## Job
Return the material exactly, first line through the line containing "const sBetaMarks = ['', '***', '***']", and nothing more. Pictures stay out.

## Data shown
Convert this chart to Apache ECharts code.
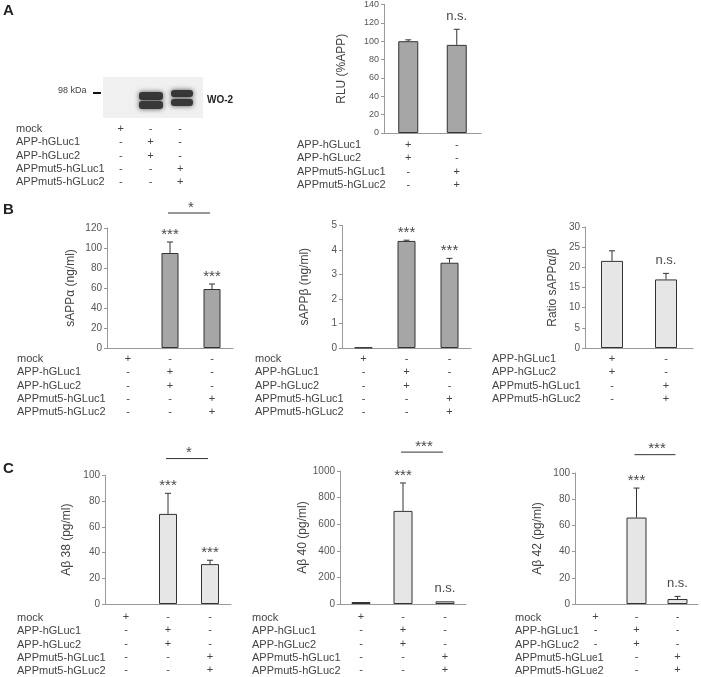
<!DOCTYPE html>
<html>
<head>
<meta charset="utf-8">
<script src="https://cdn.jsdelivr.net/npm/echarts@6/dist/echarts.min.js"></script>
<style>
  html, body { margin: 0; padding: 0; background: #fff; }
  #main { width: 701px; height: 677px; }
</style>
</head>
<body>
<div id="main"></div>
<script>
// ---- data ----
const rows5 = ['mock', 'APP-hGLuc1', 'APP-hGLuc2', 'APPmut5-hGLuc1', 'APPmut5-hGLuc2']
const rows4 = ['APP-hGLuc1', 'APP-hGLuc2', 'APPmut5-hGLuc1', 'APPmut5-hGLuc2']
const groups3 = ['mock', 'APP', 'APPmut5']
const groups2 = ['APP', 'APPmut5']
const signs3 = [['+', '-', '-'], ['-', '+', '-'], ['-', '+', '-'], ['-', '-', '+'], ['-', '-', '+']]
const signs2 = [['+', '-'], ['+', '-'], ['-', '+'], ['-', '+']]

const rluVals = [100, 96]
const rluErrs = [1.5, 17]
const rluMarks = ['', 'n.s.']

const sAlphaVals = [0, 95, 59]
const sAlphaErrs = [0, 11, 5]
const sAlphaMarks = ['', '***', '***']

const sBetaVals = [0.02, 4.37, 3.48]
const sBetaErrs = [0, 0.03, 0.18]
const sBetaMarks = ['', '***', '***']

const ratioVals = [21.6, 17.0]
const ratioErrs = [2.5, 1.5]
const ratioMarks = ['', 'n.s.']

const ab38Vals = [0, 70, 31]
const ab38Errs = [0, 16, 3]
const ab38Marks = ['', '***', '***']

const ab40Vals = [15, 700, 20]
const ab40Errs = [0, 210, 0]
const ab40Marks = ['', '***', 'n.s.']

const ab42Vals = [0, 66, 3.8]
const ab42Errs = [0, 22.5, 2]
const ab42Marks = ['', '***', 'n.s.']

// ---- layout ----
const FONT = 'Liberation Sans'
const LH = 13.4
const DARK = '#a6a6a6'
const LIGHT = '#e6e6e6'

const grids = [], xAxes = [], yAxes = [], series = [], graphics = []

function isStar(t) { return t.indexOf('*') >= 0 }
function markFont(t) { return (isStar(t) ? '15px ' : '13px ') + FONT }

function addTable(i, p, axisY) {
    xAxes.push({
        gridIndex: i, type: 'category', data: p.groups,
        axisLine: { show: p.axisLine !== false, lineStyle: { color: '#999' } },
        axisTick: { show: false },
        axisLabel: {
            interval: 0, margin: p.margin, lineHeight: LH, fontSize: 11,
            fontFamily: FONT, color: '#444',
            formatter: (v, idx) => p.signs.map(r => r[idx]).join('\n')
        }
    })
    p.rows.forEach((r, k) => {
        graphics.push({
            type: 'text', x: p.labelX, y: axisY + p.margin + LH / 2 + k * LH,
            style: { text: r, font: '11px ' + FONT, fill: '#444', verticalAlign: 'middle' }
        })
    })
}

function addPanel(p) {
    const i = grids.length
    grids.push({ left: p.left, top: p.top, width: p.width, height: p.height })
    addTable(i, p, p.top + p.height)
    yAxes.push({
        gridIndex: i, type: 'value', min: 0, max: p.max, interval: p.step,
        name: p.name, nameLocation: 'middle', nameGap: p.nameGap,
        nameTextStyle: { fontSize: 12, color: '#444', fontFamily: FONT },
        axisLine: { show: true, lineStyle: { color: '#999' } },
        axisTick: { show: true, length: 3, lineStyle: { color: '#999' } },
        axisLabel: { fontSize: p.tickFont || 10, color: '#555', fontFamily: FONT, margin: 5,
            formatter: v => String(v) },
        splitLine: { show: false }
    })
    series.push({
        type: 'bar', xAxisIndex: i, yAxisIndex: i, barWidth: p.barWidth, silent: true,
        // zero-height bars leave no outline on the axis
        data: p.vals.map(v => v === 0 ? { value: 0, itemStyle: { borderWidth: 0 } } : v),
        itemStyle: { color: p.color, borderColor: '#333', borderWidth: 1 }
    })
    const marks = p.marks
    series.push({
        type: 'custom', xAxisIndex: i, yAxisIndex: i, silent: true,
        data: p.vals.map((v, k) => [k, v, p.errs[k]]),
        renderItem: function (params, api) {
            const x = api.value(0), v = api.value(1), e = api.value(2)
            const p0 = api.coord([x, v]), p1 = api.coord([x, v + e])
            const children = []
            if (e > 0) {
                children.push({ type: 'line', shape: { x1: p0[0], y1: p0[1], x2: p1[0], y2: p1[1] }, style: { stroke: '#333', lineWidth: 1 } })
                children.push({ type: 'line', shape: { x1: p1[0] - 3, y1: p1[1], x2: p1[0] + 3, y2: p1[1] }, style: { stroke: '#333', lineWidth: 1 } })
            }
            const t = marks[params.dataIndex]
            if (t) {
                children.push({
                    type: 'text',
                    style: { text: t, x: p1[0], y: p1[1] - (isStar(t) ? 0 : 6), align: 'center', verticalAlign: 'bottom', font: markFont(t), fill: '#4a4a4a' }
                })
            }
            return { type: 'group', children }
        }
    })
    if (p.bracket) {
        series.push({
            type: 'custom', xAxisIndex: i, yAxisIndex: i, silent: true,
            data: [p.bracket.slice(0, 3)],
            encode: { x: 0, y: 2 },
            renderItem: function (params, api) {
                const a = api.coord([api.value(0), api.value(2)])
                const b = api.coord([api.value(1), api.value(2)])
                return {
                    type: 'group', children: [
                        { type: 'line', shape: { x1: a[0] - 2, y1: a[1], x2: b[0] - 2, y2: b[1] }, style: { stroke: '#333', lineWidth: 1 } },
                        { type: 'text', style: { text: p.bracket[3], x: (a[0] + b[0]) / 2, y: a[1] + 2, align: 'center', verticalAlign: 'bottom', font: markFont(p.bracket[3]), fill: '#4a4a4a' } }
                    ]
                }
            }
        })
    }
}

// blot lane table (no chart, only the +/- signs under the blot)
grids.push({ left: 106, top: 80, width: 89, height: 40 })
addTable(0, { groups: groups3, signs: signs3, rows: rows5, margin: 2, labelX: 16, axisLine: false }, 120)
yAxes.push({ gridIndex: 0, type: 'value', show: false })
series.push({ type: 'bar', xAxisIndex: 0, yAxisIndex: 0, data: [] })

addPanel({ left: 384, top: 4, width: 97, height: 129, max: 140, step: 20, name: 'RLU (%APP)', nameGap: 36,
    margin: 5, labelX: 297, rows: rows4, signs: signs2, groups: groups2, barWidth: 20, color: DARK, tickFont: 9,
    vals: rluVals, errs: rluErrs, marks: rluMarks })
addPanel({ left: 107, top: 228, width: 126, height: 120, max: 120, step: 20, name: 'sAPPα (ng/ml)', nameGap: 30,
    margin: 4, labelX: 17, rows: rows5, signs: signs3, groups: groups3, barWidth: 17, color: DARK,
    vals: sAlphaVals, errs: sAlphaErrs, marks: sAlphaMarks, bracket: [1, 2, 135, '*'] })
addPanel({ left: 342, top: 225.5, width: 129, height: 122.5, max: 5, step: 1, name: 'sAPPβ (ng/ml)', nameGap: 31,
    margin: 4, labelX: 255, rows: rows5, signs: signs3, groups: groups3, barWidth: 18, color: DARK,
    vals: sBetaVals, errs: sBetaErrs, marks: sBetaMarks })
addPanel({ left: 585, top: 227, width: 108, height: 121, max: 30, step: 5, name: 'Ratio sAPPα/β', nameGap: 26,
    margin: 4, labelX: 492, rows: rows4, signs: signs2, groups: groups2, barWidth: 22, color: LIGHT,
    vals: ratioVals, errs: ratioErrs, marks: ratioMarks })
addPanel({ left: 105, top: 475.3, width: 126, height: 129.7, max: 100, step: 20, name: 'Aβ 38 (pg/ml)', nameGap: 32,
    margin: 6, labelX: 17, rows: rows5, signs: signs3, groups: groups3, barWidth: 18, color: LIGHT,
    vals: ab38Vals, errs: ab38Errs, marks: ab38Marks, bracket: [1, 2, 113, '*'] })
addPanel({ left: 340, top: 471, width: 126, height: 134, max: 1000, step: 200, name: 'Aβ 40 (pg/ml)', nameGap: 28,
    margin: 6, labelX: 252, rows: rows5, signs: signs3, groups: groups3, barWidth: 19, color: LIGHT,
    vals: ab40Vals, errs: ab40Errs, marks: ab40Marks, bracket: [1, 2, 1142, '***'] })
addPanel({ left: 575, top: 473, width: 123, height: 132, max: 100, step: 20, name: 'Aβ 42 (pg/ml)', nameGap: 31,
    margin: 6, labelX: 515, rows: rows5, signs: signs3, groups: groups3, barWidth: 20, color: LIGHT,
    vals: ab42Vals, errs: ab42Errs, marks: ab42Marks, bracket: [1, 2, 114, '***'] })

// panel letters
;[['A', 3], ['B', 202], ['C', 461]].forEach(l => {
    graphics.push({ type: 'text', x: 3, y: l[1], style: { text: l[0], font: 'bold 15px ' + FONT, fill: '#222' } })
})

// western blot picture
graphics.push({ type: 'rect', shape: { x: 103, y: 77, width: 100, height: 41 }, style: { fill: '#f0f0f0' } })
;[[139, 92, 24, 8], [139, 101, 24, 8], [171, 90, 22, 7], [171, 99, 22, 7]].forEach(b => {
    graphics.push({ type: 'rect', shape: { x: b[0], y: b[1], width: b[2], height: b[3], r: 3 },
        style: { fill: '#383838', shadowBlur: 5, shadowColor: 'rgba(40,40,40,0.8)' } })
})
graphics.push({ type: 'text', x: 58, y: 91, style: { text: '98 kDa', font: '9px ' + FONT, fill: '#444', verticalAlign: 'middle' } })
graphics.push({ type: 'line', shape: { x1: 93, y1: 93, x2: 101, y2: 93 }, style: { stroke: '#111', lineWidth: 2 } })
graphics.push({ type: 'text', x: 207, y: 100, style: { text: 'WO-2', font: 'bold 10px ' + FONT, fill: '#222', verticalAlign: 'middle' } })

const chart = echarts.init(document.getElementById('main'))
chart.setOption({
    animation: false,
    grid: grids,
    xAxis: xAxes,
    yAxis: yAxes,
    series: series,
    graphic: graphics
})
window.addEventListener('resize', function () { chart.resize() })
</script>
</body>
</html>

## Expected answer
Convert this chart to Apache ECharts code.
<!DOCTYPE html>
<html>
<head>
<meta charset="utf-8">
<script src="https://cdn.jsdelivr.net/npm/echarts@6/dist/echarts.min.js"></script>
<style>
  html, body { margin: 0; padding: 0; background: #fff; }
  #main { width: 701px; height: 677px; }
</style>
</head>
<body>
<div id="main"></div>
<script>
// ---- data ----
const rows5 = ['mock', 'APP-hGLuc1', 'APP-hGLuc2', 'APPmut5-hGLuc1', 'APPmut5-hGLuc2']
const rows4 = ['APP-hGLuc1', 'APP-hGLuc2', 'APPmut5-hGLuc1', 'APPmut5-hGLuc2']
const groups3 = ['mock', 'APP', 'APPmut5']
const groups2 = ['APP', 'APPmut5']
const signs3 = [['+', '-', '-'], ['-', '+', '-'], ['-', '+', '-'], ['-', '-', '+'], ['-', '-', '+']]
const signs2 = [['+', '-'], ['+', '-'], ['-', '+'], ['-', '+']]

const rluVals = [100, 96]
const rluErrs = [1.5, 17]
const rluMarks = ['', 'n.s.']

const sAlphaVals = [0, 95, 59]
const sAlphaErrs = [0, 11, 5]
const sAlphaMarks = ['', '***', '***']

const sBetaVals = [0.02, 4.37, 3.48]
const sBetaErrs = [0, 0.03, 0.18]
const sBetaMarks = ['', '***', '***']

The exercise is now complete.